Gemma 4 Is Here: Google's Open-Source AI Runs Locally, Builds Apps, and Doesn't Need the Cloud
Google didn't make a big production out of it. No stage, no keynote — just a release post on April 2 and four new models dropped into the wild under an Apache 2.0 license. That last part matters more than the announcement format: Apache 2.0 means you own what you build with it, commercially and otherwise. No strings. Within 48 hours, the YouTube tech community was already stress-testing Gemma 4 on real hardware, running coding tasks, building front-end UIs, and pushing the agentic capabilities. What they found is a model family that's genuinely compelling — not because Google says so, but because the benchmarks and the live demos both hold up. This isn't the flashiest AI launch of 2026. It might be one of the most important ones for developers.

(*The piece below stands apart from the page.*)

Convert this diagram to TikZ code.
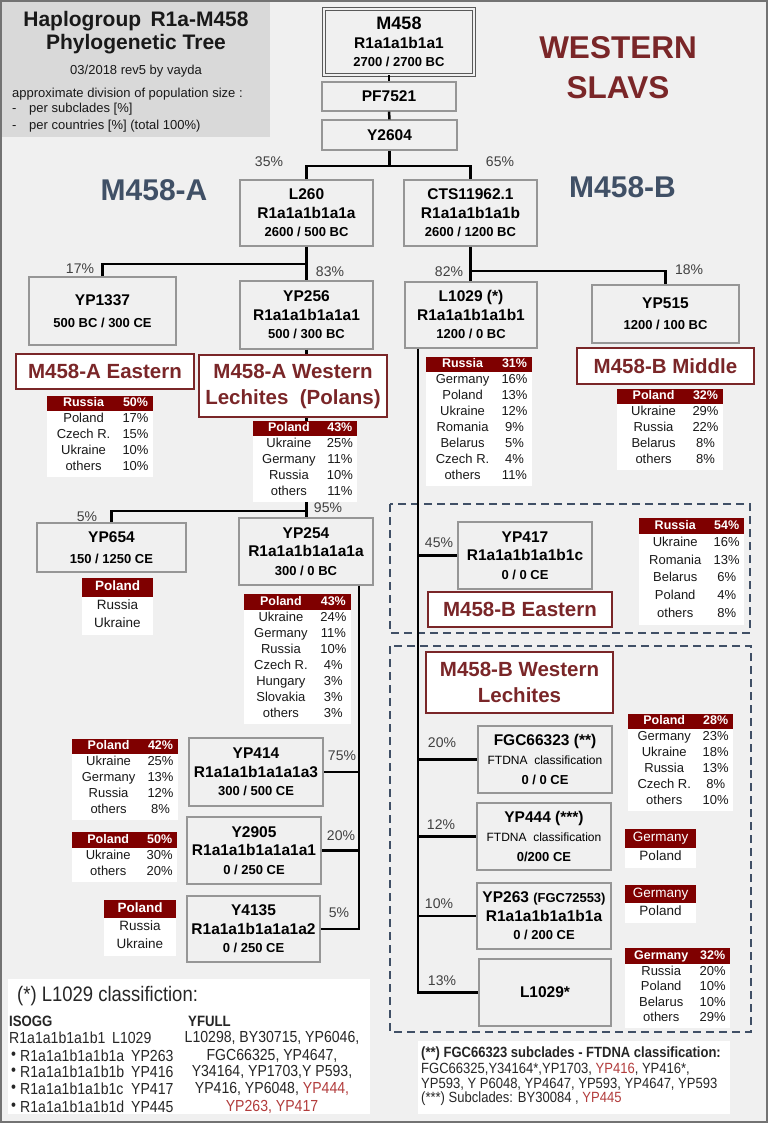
\documentclass[tikz,border=0pt]{standalone}
\usepackage{fontspec}
\setmainfont{Liberation Sans}
\newfontfamily\nar[FakeStretch=0.88]{Liberation Sans}
\usetikzlibrary{calc}
\definecolor{bgc}{RGB}{240,240,240}
\definecolor{hdrbg}{RGB}{217,217,217}
\definecolor{boxdraw}{RGB}{150,150,150}
\definecolor{dred}{RGB}{127,0,0}
\definecolor{lred}{RGB}{122,38,40}
\definecolor{slate}{RGB}{64,80,102}
\definecolor{pct}{RGB}{64,64,64}
\definecolor{nred}{RGB}{178,60,60}
\newcommand\fz[2]{\fontsize{#1}{#2}\selectfont}
\tikzset{
  nbox/.style={draw=boxdraw, line width=1.3pt, fill=bgc, inner sep=0pt, align=center, font=\bfseries\fz{15.5}{18.5}},
  tline/.style={line width=2.5pt, black},
  lbl/.style={draw=lred, line width=1.3pt, fill=white, inner sep=0pt, align=center, text=lred, font=\bfseries\fz{20.5}{26}},
  pcnt/.style={text=pct, font=\fz{14}{16}, inner sep=0pt},
  hdrtxt/.style={text=white, font=\bfseries\fz{12.5}{15}, inner sep=0pt, text height=9pt, text depth=2.5pt},
  rowtxt/.style={text=black!90, font=\fz{13}{15}, inner sep=0pt, text height=9.5pt, text depth=2.7pt},
  dbox/.style={draw=slate, line width=1.5pt, dash pattern=on 8pt off 5pt},
  bigt/.style={text=slate, font=\bfseries\fz{30}{34}, inner sep=0pt},
  redt/.style={text=lred, font=\bfseries\fz{31.5}{36}, inner sep=0pt},
  htxt/.style={inner sep=0pt, text=black!90},
  btxt/.style={inner sep=0pt, text=black!85, font=\nar\fz{16}{17}},
  rtxt/.style={inner sep=0pt, text=black!85, font=\nar\fz{14.8}{16}},
}
\newcommand\ctab[9]{%
  \pgfmathsetmacro\tca{#2+0.345*(#3-#2)}%
  \pgfmathsetmacro\tcb{#2+0.835*(#3-#2)}%
  \gdef\tnrows{0}%
  \foreach \ra/\rb [count=\ri] in {#9} {\xdef\tnrows{\ri}}%
  \pgfmathsetmacro\tbot{#5+\tnrows*#6+2}%
  \fill[white] (#2,#5) rectangle (#3,\tbot);%
  \fill[dred] (#2,#4) rectangle (#3,#5);%
  \node[hdrtxt] (#1-h1) at (\tca,{(#4+#5)/2}) {#7};%
  \node[hdrtxt] (#1-h2) at (\tcb,{(#4+#5)/2}) {#8};%
  \foreach \ra/\rb [count=\ri] in {#9} {%
    \node[rowtxt] (#1-\ri-a) at (\tca,{#5+(\ri-0.5)*#6}) {\ra};%
    \node[rowtxt] (#1-\ri-b) at (\tcb,{#5+(\ri-0.5)*#6}) {\rb};%
  }%
}
\newcommand\stab[8]{%
  \pgfmathsetmacro\tcc{(#2+#3)/2}%
  \gdef\tnrows{0}%
  \foreach \ra [count=\ri] in {#8} {\xdef\tnrows{\ri}}%
  \pgfmathsetmacro\tbot{#5+\tnrows*#6+2}%
  \fill[white] (#2,#5) rectangle (#3,\tbot);%
  \fill[dred] (#2,#4) rectangle (#3,#5);%
  \node[hdrtxt, font=\bfseries\fz{13.5}{15}] (#1-h) at (\tcc,{(#4+#5)/2}) {#7};%
  \foreach \ra [count=\ri] in {#8} {%
    \node[rowtxt, font=\fz{13.5}{15}] (#1-\ri) at (\tcc,{#5+(\ri-0.5)*#6}) {\ra};%
  }%
}
\begin{document}
\begin{tikzpicture}[x=1pt,y=-1pt]
\useasboundingbox (0,0) rectangle (768,1123);
\fill[bgc] (0,0) rectangle (768,1123);
\fill[hdrbg] (0,0) rectangle (270,137);
\draw[black!55, line width=2pt] (1,1) rectangle (767,1122);

% header texts
\node[htxt, font=\bfseries\fz{21}{24}] (h1) at (136,21) {Haplogroup\, R1a-M458};
\node[htxt, font=\bfseries\fz{21}{24}] (h2) at (136,44) {Phylogenetic Tree};
\node[htxt, font=\fz{13}{15}] (h3) at (136,71) {03/2018 rev5 by vayda};
\node[htxt, font=\fz{13}{15}, anchor=base west] (h4) at (12,97.5) {approximate division of population size :};
\node[htxt, font=\fz{13}{15}, anchor=base west] (h5a) at (12,112.5) {-};
\node[htxt, font=\fz{13}{15}, anchor=base west] (h5b) at (29,112.5) {per subclades [\%]};
\node[htxt, font=\fz{13}{15}, anchor=base west] (h6a) at (12,129.5) {-};
\node[htxt, font=\fz{13}{15}, anchor=base west] (h6b) at (29,129.5) {per countries [\%] (total 100\%)};

\node[redt] (ws1) at (618,48) {WESTERN};
\node[redt] (ws2) at (618,88) {SLAVS};
\node[bigt] (ma) at (154,190) {M458-A};
\node[bigt] (mb) at (622.5,187) {M458-B};

% dashed groups
\draw[dbox] (390,504) rectangle (750,633);
\draw[dbox] (390,646) rectangle (751,1032);

% tree boxes
\node[nbox, draw=black!65, line width=1pt, double=bgc, double distance=1.6pt, minimum width=150pt, minimum height=66pt] (M458) at (399,42) {\fz{18}{21}M458\\R1a1a1b1a1\\\fz{13}{19}2700 / 2700 BC};
\node[nbox, minimum width=134pt, minimum height=29pt] (PF7521) at (389,96.5) {PF7521};
\node[nbox, minimum width=135pt, minimum height=30pt] (Y2604) at (389.5,135) {Y2604};
\node[nbox, minimum width=133pt, minimum height=66pt] (L260) at (306.5,213) {L260\\R1a1a1b1a1a\\\fz{13}{18.5}2600 / 500 BC};
\node[nbox, minimum width=133pt, minimum height=66pt] (CTS) at (470.5,213) {CTS11962.1\\R1a1a1b1a1b\\\fz{13}{18.5}2600 / 1200 BC};
\node[nbox, minimum width=147pt, minimum height=68pt] (YP1337) at (102.5,311) {YP1337\\[3pt]\fz{13}{18.5}500 BC / 300 CE};
\node[nbox, minimum width=133pt, minimum height=68pt] (YP256) at (306.5,315) {YP256\\R1a1a1b1a1a1\\\fz{13}{18.5}500 / 300 BC};
\node[nbox, minimum width=132pt, minimum height=66pt] (L1029) at (471,315) {L1029 (*)\\R1a1a1b1a1b1\\\fz{13}{18.5}1200 / 0 BC};
\node[nbox, minimum width=147pt, minimum height=58pt] (YP515) at (665.5,314) {YP515\\[3pt]\fz{13}{18.5}1200 / 100 BC};
\node[nbox, minimum width=149pt, minimum height=49pt] (YP654) at (111.5,547.5) {YP654\\[3pt]\fz{13}{18.5}150 / 1250 CE};
\node[nbox, minimum width=134pt, minimum height=67pt] (YP254) at (306,551.5) {YP254\\R1a1a1b1a1a1a\\\fz{13}{18.5}300 / 0 BC};
\node[nbox, minimum width=134pt, minimum height=67pt] (YP417) at (525,555.5) {YP417\\R1a1a1b1a1b1c\\\fz{13}{18.5}0 / 0 CE};
\node[nbox, minimum width=134pt, minimum height=67pt] (FGC) at (545,759.5) {FGC66323 (**)\\[1pt]{\mdseries\fz{12}{18.5}FTDNA~ classification}\\[1pt]\fz{13}{18.5}0 / 0 CE};
\node[nbox, minimum width=134pt, minimum height=67pt] (YP444) at (544,836.5) {YP444 (***)\\[1pt]{\mdseries\fz{12}{18.5}FTDNA~ classification}\\[1pt]\fz{13}{18.5}0/200 CE};
\node[nbox, minimum width=134pt, minimum height=66pt] (YP263) at (544,916) {YP263 {\fz{13}{18.5}(FGC72553)}\\R1a1a1b1a1b1a\\\fz{13}{18.5}0 / 200 CE};
\node[nbox, minimum width=132pt, minimum height=67pt] (Lstar) at (545,992.5) {L1029*};
\node[nbox, minimum width=134pt, minimum height=68pt] (YP414) at (256,772) {YP414\\R1a1a1b1a1a1a3\\\fz{13}{18.5}300 / 500 CE};
\node[nbox, minimum width=134pt, minimum height=67pt] (Y2905) at (254,850.5) {Y2905\\R1a1a1b1a1a1a1\\\fz{13}{18.5}0 / 250 CE};
\node[nbox, minimum width=133pt, minimum height=66pt] (Y4135) at (253.5,929) {Y4135\\R1a1a1b1a1a1a2\\\fz{13}{18.5}0 / 250 CE};

% connectors
\coordinate (jTop) at (390,166);
\coordinate (jL) at (306.5,264);
\coordinate (jC) at (471,271);
\coordinate (jY) at (306.5,511);
\coordinate (vA) at (359,0);
\coordinate (vB) at (418,0);
\draw[tline] (M458.south -| PF7521.north) -- (PF7521.north);
\draw[tline] (PF7521.south) -- (Y2604.north);
\draw[tline] (Y2604.south) -- (Y2604.south |- jTop);
\draw[tline] (L260.north) |- (jTop) -| (CTS.north);
\draw[tline] (L260.south) -- (YP256.north);
\draw[tline] (YP1337.north) |- (jL);
\draw[tline] (CTS.south) -- (CTS.south |- L1029.north);
\draw[tline] (CTS.south |- jC) -| (YP515.north);
\draw[tline] (YP256.south) -- (YP256.south |- YP254.north);
\draw[tline] (YP256.south |- jY) -| (YP654.north);
\draw[tline] (YP254.south -| vA) |- (Y4135.east);
\draw[tline] (vA |- YP414.east) -- (YP414.east);
\draw[tline] (vA |- Y2905.east) -- (Y2905.east);
\draw[tline] (L1029.south -| vB) |- (Lstar.west);
\draw[tline] (vB |- YP417.west) -- (YP417.west);
\draw[tline] (vB |- FGC.west) -- (FGC.west);
\draw[tline] (vB |- YP444.west) -- (YP444.west);
\draw[tline] (vB |- YP263.west) -- (YP263.west);

% percentages
\node[pcnt] (p35) at (269,162) {35\%};
\node[pcnt] (p65) at (500,162) {65\%};
\node[pcnt] (p17) at (80,269) {17\%};
\node[pcnt] (p83) at (330,272) {83\%};
\node[pcnt] (p82) at (449,272) {82\%};
\node[pcnt] (p18) at (689,270) {18\%};
\node[pcnt] (p95) at (328,508) {95\%};
\node[pcnt] (p5a) at (87,517) {5\%};
\node[pcnt] (p45) at (439,543) {45\%};
\node[pcnt] (p20b) at (442,743) {20\%};
\node[pcnt] (p12) at (441,825) {12\%};
\node[pcnt] (p10) at (439,904) {10\%};
\node[pcnt] (p13) at (442,981) {13\%};
\node[pcnt] (p75) at (342,756) {75\%};
\node[pcnt] (p20a) at (341,836) {20\%};
\node[pcnt] (p5b) at (339,913) {5\%};

% group labels
\node[lbl, minimum width=178pt, minimum height=35pt] (AEast) at (105,371.5) {M458-A Eastern};
\node[lbl, minimum width=188pt, minimum height=62pt] (AWest) at (293,386) {M458-A Western\\Lechites~ (Polans)};
\node[lbl, minimum width=177pt, minimum height=36pt] (BMid) at (665.5,366) {M458-B Middle};
\node[lbl, minimum width=184pt, minimum height=35pt] (BEast) at (520,609.5) {M458-B Eastern};
\node[lbl, minimum width=187pt, minimum height=61pt] (BWest) at (519.5,682.5) {M458-B Western\\Lechites};

% country tables
\ctab{tAE}{47}{153}{396}{411}{16}{Russia}{50\%}{Poland/17\%,Czech R./15\%,Ukraine/10\%,others/10\%}
\ctab{tAW}{253}{357}{421}{436}{16}{Poland}{43\%}{Ukraine/25\%,Germany/11\%,Russia/10\%,others/11\%}
\ctab{tL}{426}{532}{357}{372}{16}{Russia}{31\%}{Germany/16\%,Poland/13\%,Ukraine/12\%,Romania/9\%,Belarus/5\%,Czech R./4\%,others/11\%}
\ctab{tBM}{617}{723}{389}{404}{16}{Poland}{32\%}{Ukraine/29\%,Russia/22\%,Belarus/8\%,others/8\%}
\stab{tYa}{82}{153}{578}{597}{18}{Poland}{Russia,Ukraine}
\ctab{tYb}{244}{351}{594}{610}{16}{Poland}{43\%}{Ukraine/24\%,Germany/11\%,Russia/10\%,Czech R./4\%,Hungary/3\%,Slovakia/3\%,others/3\%}
\ctab{tBE}{639}{744}{518}{534}{17.75}{Russia}{54\%}{Ukraine/16\%,Romania/13\%,Belarus/6\%,Poland/4\%,others/8\%}
\ctab{tFG}{628}{733}{714}{729}{16}{Poland}{28\%}{Germany/23\%,Ukraine/18\%,Russia/13\%,Czech R./8\%,others/10\%}
\stab{tYc}{625}{696}{829}{848}{18}{\mdseries Germany}{Poland}
\stab{tYd}{625}{696}{885}{903}{18}{\mdseries Germany}{Poland}
\ctab{tLs}{625}{730}{948}{964}{15.5}{Germany}{32\%}{Russia/20\%,Poland/10\%,Belarus/10\%,others/29\%}
\ctab{tYe}{72}{178}{739}{754}{16}{Poland}{42\%}{Ukraine/25\%,Germany/13\%,Russia/12\%,others/8\%}
\ctab{tYf}{72}{177}{832}{848}{16}{Poland}{50\%}{Ukraine/30\%,others/20\%}
\stab{tYg}{104}{176}{900}{918}{18}{Poland}{Russia,Ukraine}

% bottom notes
\fill[white] (8,979) rectangle (370,1114);
\node[btxt, anchor=west, font=\nar\fz{21}{24}] (n0) at (17,996) {(*) L1029 classifiction:};
\node[btxt, anchor=west, font=\nar\bfseries\fz{15}{17}] (n1) at (9,1021) {ISOGG};
\node[btxt, anchor=west, font=\nar\bfseries\fz{15}{17}] (n2) at (188,1021) {YFULL};
\node[btxt, anchor=west] (i0a) at (9,1038) {R1a1a1b1a1b1};
\node[btxt, anchor=west] (i0b) at (112,1038) {L1029};
\foreach \ya/\sa/\sb [count=\k] in {1056/R1a1a1b1a1b1a/YP263,1072/R1a1a1b1a1b1b/YP416,1089/R1a1a1b1a1b1c/YP417,1107/R1a1a1b1a1b1d/YP445}{
  \node[btxt, anchor=west] (ib\k) at (11,\ya) {\textbullet};
  \node[btxt, anchor=west] (ic\k) at (20,\ya) {\sa};
  \node[btxt, anchor=west] (id\k) at (131,\ya) {\sb};
}
\node[btxt] (y1) at (272,1038) {L10298, BY30715, YP6046,};
\node[btxt] (y2) at (272,1056) {FGC66325, YP4647,};
\node[btxt] (y3) at (272,1072) {Y34164, YP1703,Y P593,};
\node[btxt] (y4) at (272,1089) {YP416, YP6048, \textcolor{nred}{YP444,}};
\node[btxt, text=nred] (y5) at (272,1107) {YP263, YP417};

\fill[white] (418,1041) rectangle (730,1114);
\node[rtxt, anchor=west, font=\nar\bfseries\fz{14.8}{16}] (r1) at (421,1054) {(**) FGC66323 subclades - FTDNA classification:};
\node[rtxt, anchor=west] (r2) at (421,1069) {FGC66325,Y34164*,YP1703, \textcolor{nred}{YP416}, YP416*,};
\node[rtxt, anchor=west] (r3) at (421,1084) {YP593, Y P6048, YP4647, YP593, YP4647, YP593};
\node[rtxt, anchor=west] (r4) at (421,1099) {(***) Subclades: BY30084 , \textcolor{nred}{YP445}};
\end{tikzpicture}
\end{document}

Four Models, One Strategy: Bring AI On-Device
The Gemma 4 family has four tiers, each targeting a different deployment scenario. The 2B model is designed for mobile and edge — the Raspberry Pi tier, or even an Android phone. The 4B adds multimodal capabilities while staying efficient enough for edge hardware. Then it gets interesting. The 26B is a Mixture of Experts model — technically 26 billion parameters, but it only activates roughly 3.8 billion during inference at any given time. Think of it like a team of specialists where only the right experts show up for each task. The result: you get near-26B quality at a fraction of the compute cost. Reviewers are measuring around 300 tokens per second on a Mac Studio M2 Ultra — a machine that's already a few years old [1]. The 31B is the dense flagship. No tricks, just performance. It's the model that scores 85.2 on MMLU Pro, 80% on LiveCodeBench, and 89.2% on AIME 2026 math benchmarks (without calculator tools). It currently sits at number three on the LM Arena leaderboard among open-weight models — and it's doing it at a fraction of the parameter count of the models it's competing with [1]. All four models share the same core features: 256K context window, support for 140+ languages, built-in tool use, structured JSON output, and multimodal inputs (text, images, and more). These aren't stripped-down versions of a cloud model. They're designed from the ground up for local agentic workflows [2].